Ben şahsi olarak düşman, işgalci ordu veya terör ve terör örgütü gibi kavramlarla bu meselelerin çözülemeyeceğini, bu kavramlaştırma ve ifade biçiminin sorunu dahada derinleştirdiğini düşünüyorum. Zira aynı programda örgütün terör niteliğinde eylemlerinin altını çizmekle birlikte, asla bunları tasvip etmemekle birlikte, teknik ve kavramsal olarak terör örgütü nitelemesinin yanlış olduğunu düşünüyorum. Bu nedenle bu ifadeyi kullandım. Bunu sadece bir tespit amacıyla yaptım."

DEVLET TERÖRÜNE DİKKAT ÇEKTİ

Devlet terörüne değinen Av. Elçi, "Devleti insan haklarının ağır ihlalini oluşturan, eylemin niteliği itibarıyla 'terör eylemi' olarak kabul edilebilecek birçok olay olmuştur. Örneğin ulusal ve uluslararası makamlar önünde kendilerini temsil ettiğim, Şırnak'ın Kuşkonar ve Koçağılı Köylerine yönelik savaş uçaklarımız tarafından 1994 yılında hedef gösterilerek yoğun bir bombalama eylemi yapılmış. Tamamı çocuk, kadın ve yaşlı olamak üzere kırkı aşkın sivil ve masum insan hayatını kaybetmiştir. Devletin Jandarma İstihbarat örgütü olan JİTEM masum sivil yurttaşı evlerinden, sokaklarından veya arama noktasından alarak kısa yoldan, yargısız olarak infaz etmiştir.
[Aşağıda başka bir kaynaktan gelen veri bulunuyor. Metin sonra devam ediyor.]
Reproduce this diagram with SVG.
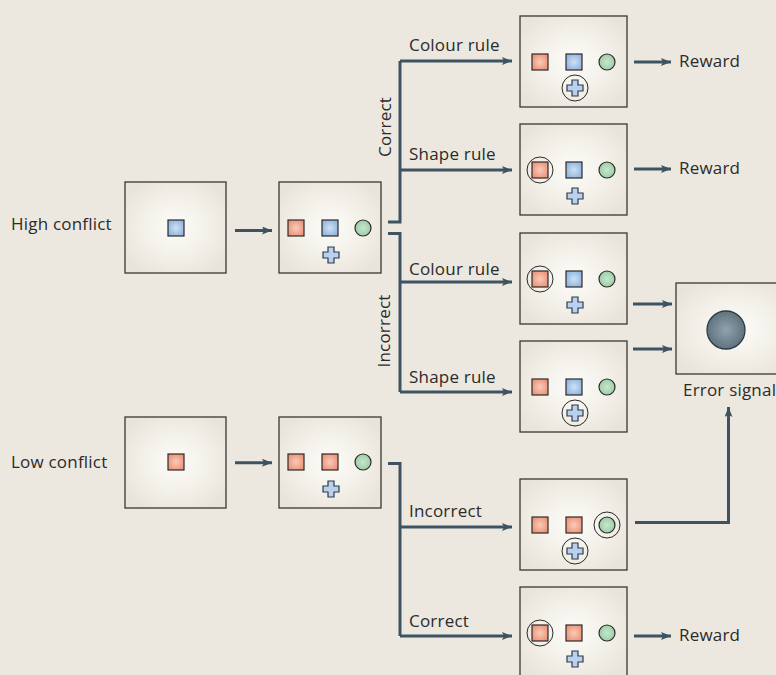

Yine devletin resmi görevlileri tarafından binlerce köy yakılarak boşaltılmıştır. Silahlı örgütün güvenlik görevlilerine yönelik  eylemlerine misilleme olarak kendileri hakkında örgüte yardım ettiğinden kuşkulanılan, yüzlerce masum köylüyü devletin resmi görevlileri tarafından alınarak kurşuna dizilmiştir" diye kaydetti.